Work required
Restate the entire listing word for word.

─── Recorded data ───

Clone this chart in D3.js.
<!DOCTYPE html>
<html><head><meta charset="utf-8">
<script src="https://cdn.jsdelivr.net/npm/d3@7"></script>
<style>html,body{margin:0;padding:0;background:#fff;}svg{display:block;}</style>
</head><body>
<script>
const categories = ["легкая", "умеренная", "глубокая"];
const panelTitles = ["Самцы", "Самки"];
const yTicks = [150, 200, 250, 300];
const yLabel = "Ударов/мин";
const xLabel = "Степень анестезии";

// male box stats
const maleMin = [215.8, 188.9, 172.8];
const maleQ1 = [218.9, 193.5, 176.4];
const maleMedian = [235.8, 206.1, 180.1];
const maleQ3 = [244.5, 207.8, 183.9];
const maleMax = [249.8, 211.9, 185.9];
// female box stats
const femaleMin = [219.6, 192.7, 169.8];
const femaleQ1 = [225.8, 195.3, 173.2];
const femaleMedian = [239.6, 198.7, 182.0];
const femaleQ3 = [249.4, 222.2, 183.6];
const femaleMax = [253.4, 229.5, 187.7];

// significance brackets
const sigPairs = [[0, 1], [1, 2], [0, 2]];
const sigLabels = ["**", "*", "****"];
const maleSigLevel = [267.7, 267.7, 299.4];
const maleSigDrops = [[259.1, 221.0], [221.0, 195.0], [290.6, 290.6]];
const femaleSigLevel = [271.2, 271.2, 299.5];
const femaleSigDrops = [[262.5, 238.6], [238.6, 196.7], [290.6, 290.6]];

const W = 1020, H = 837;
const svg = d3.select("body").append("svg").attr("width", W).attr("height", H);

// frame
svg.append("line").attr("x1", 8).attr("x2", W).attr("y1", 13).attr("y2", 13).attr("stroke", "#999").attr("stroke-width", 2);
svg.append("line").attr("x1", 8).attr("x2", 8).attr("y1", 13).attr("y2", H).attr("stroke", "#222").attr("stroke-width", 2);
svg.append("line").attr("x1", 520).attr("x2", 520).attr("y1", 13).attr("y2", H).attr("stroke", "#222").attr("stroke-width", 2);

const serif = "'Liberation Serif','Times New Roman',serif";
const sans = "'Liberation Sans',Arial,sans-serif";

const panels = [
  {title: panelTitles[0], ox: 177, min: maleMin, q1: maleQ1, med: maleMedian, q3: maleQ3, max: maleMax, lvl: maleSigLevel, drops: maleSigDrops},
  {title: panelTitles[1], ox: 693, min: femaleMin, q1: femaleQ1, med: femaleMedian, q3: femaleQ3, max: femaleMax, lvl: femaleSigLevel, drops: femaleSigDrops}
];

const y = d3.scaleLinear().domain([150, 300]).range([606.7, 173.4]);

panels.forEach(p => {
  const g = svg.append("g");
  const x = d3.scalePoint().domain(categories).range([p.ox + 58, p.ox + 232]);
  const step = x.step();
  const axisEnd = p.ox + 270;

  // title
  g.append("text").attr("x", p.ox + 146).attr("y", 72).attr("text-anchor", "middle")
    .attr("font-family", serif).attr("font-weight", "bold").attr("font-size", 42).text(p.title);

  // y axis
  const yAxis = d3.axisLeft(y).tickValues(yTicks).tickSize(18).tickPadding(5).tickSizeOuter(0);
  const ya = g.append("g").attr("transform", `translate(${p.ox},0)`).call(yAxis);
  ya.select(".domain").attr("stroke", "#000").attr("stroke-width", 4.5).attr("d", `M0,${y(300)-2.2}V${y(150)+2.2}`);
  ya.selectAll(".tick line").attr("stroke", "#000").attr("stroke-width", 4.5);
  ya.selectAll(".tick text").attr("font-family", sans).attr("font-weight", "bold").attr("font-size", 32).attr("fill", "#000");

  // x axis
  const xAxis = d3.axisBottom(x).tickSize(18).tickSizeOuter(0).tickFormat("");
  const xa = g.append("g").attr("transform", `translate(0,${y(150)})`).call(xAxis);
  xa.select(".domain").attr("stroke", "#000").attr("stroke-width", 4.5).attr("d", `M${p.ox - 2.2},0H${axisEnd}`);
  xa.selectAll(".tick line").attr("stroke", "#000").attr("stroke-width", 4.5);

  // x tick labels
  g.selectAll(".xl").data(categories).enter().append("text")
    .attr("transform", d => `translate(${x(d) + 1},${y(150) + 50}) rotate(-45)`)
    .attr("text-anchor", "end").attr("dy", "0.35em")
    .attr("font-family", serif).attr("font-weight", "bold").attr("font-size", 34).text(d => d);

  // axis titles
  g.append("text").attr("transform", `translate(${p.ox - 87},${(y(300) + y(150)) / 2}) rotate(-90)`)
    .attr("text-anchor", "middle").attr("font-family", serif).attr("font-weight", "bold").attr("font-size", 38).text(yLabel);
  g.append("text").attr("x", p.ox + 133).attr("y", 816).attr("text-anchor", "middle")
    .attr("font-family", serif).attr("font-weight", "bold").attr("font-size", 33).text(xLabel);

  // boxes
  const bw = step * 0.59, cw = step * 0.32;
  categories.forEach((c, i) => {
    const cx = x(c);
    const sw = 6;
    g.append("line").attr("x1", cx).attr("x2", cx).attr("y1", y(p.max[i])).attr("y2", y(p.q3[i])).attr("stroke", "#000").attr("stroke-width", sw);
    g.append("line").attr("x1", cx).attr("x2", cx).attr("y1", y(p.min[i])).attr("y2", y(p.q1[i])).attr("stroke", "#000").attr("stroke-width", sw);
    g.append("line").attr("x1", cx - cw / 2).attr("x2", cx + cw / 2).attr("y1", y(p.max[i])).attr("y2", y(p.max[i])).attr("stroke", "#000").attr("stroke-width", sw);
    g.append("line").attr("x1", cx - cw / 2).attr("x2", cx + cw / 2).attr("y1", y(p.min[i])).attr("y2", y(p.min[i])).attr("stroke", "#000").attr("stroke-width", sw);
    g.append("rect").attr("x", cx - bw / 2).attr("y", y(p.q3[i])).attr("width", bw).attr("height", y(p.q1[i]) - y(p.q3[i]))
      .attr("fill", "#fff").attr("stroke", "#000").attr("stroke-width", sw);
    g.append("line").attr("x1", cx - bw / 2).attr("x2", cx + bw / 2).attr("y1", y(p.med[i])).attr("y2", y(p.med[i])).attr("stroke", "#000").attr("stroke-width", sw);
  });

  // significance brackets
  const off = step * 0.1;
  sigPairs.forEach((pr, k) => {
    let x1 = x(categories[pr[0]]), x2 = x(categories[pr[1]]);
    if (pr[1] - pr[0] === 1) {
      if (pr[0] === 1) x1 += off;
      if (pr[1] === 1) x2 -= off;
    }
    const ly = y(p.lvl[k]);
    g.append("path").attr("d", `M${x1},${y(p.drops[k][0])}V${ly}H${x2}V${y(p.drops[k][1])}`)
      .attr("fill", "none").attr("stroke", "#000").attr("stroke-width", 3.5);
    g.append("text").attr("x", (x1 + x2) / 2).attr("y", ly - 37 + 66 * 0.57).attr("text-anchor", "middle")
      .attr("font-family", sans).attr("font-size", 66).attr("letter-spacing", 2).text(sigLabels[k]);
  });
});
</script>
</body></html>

───

Exercise output
Clone this chart in D3.js.
<!DOCTYPE html>
<html><head><meta charset="utf-8">
<script src="https://cdn.jsdelivr.net/npm/d3@7"></script>
<style>html,body{margin:0;padding:0;background:#fff;}svg{display:block;}</style>
</head><body>
<script>
const categories = ["легкая", "умеренная", "глубокая"];
const panelTitles = ["Самцы", "Самки"];
const yTicks = [150, 200, 250, 300];
const yLabel = "Ударов/мин";
const xLabel = "Степень анестезии";

// male box stats
const maleMin = [215.8, 188.9, 172.8];
const maleQ1 = [218.9, 193.5, 176.4];
const maleMedian = [235.8, 206.1, 180.1];
const maleQ3 = [244.5, 207.8, 183.9];
const maleMax = [249.8, 211.9, 185.9];
// female box stats
const femaleMin = [219.6, 192.7, 169.8];
const femaleQ1 = [225.8, 195.3, 173.2];
const femaleMedian = [239.6, 198.7, 182.0];
const femaleQ3 = [249.4, 222.2, 183.6];
const femaleMax = [253.4, 229.5, 187.7];

// significance brackets
const sigPairs = [[0, 1], [1, 2], [0, 2]];
const sigLabels = ["**", "*", "****"];
const maleSigLevel = [267.7, 267.7, 299.4];
const maleSigDrops = [[259.1, 221.0], [221.0, 195.0], [290.6, 290.6]];
const femaleSigLevel = [271.2, 271.2, 299.5];
const femaleSigDrops = [[262.5, 238.6], [238.6, 196.7], [290.6, 290.6]];

const W = 1020, H = 837;
const svg = d3.select("body").append("svg").attr("width", W).attr("height", H);

// frame
svg.append("line").attr("x1", 8).attr("x2", W).attr("y1", 13).attr("y2", 13).attr("stroke", "#999").attr("stroke-width", 2);
svg.append("line").attr("x1", 8).attr("x2", 8).attr("y1", 13).attr("y2", H).attr("stroke", "#222").attr("stroke-width", 2);
svg.append("line").attr("x1", 520).attr("x2", 520).attr("y1", 13).attr("y2", H).attr("stroke", "#222").attr("stroke-width", 2);

const serif = "'Liberation Serif','Times New Roman',serif";
const sans = "'Liberation Sans',Arial,sans-serif";

const panels = [
  {title: panelTitles[0], ox: 177, min: maleMin, q1: maleQ1, med: maleMedian, q3: maleQ3, max: maleMax, lvl: maleSigLevel, drops: maleSigDrops},
  {title: panelTitles[1], ox: 693, min: femaleMin, q1: femaleQ1, med: femaleMedian, q3: femaleQ3, max: femaleMax, lvl: femaleSigLevel, drops: femaleSigDrops}
];

const y = d3.scaleLinear().domain([150, 300]).range([606.7, 173.4]);

panels.forEach(p => {
  const g = svg.append("g");
  const x = d3.scalePoint().domain(categories).range([p.ox + 58, p.ox + 232]);
  const step = x.step();
  const axisEnd = p.ox + 270;

  // title
  g.append("text").attr("x", p.ox + 146).attr("y", 72).attr("text-anchor", "middle")
    .attr("font-family", serif).attr("font-weight", "bold").attr("font-size", 42).text(p.title);

  // y axis
  const yAxis = d3.axisLeft(y).tickValues(yTicks).tickSize(18).tickPadding(5).tickSizeOuter(0);
  const ya = g.append("g").attr("transform", `translate(${p.ox},0)`).call(yAxis);
  ya.select(".domain").attr("stroke", "#000").attr("stroke-width", 4.5).attr("d", `M0,${y(300)-2.2}V${y(150)+2.2}`);
  ya.selectAll(".tick line").attr("stroke", "#000").attr("stroke-width", 4.5);
  ya.selectAll(".tick text").attr("font-family", sans).attr("font-weight", "bold").attr("font-size", 32).attr("fill", "#000");

  // x axis
  const xAxis = d3.axisBottom(x).tickSize(18).tickSizeOuter(0).tickFormat("");
  const xa = g.append("g").attr("transform", `translate(0,${y(150)})`).call(xAxis);
  xa.select(".domain").attr("stroke", "#000").attr("stroke-width", 4.5).attr("d", `M${p.ox - 2.2},0H${axisEnd}`);
  xa.selectAll(".tick line").attr("stroke", "#000").attr("stroke-width", 4.5);

  // x tick labels
  g.selectAll(".xl").data(categories).enter().append("text")
    .attr("transform", d => `translate(${x(d) + 1},${y(150) + 50}) rotate(-45)`)
    .attr("text-anchor", "end").attr("dy", "0.35em")
    .attr("font-family", serif).attr("font-weight", "bold").attr("font-size", 34).text(d => d);

  // axis titles
  g.append("text").attr("transform", `translate(${p.ox - 87},${(y(300) + y(150)) / 2}) rotate(-90)`)
    .attr("text-anchor", "middle").attr("font-family", serif).attr("font-weight", "bold").attr("font-size", 38).text(yLabel);
  g.append("text").attr("x", p.ox + 133).attr("y", 816).attr("text-anchor", "middle")
    .attr("font-family", serif).attr("font-weight", "bold").attr("font-size", 33).text(xLabel);

  // boxes
  const bw = step * 0.59, cw = step * 0.32;
  categories.forEach((c, i) => {
    const cx = x(c);
    const sw = 6;
    g.append("line").attr("x1", cx).attr("x2", cx).attr("y1", y(p.max[i])).attr("y2", y(p.q3[i])).attr("stroke", "#000").attr("stroke-width", sw);
    g.append("line").attr("x1", cx).attr("x2", cx).attr("y1", y(p.min[i])).attr("y2", y(p.q1[i])).attr("stroke", "#000").attr("stroke-width", sw);
    g.append("line").attr("x1", cx - cw / 2).attr("x2", cx + cw / 2).attr("y1", y(p.max[i])).attr("y2", y(p.max[i])).attr("stroke", "#000").attr("stroke-width", sw);
    g.append("line").attr("x1", cx - cw / 2).attr("x2", cx + cw / 2).attr("y1", y(p.min[i])).attr("y2", y(p.min[i])).attr("stroke", "#000").attr("stroke-width", sw);
    g.append("rect").attr("x", cx - bw / 2).attr("y", y(p.q3[i])).attr("width", bw).attr("height", y(p.q1[i]) - y(p.q3[i]))
      .attr("fill", "#fff").attr("stroke", "#000").attr("stroke-width", sw);
    g.append("line").attr("x1", cx - bw / 2).attr("x2", cx + bw / 2).attr("y1", y(p.med[i])).attr("y2", y(p.med[i])).attr("stroke", "#000").attr("stroke-width", sw);
  });

  // significance brackets
  const off = step * 0.1;
  sigPairs.forEach((pr, k) => {
    let x1 = x(categories[pr[0]]), x2 = x(categories[pr[1]]);
    if (pr[1] - pr[0] === 1) {
      if (pr[0] === 1) x1 += off;
      if (pr[1] === 1) x2 -= off;
    }
    const ly = y(p.lvl[k]);
    g.append("path").attr("d", `M${x1},${y(p.drops[k][0])}V${ly}H${x2}V${y(p.drops[k][1])}`)
      .attr("fill", "none").attr("stroke", "#000").attr("stroke-width", 3.5);
    g.append("text").attr("x", (x1 + x2) / 2).attr("y", ly - 37 + 66 * 0.57).attr("text-anchor", "middle")
      .attr("font-family", sans).attr("font-size", 66).attr("letter-spacing", 2).text(sigLabels[k]);
  });
});
</script>
</body></html>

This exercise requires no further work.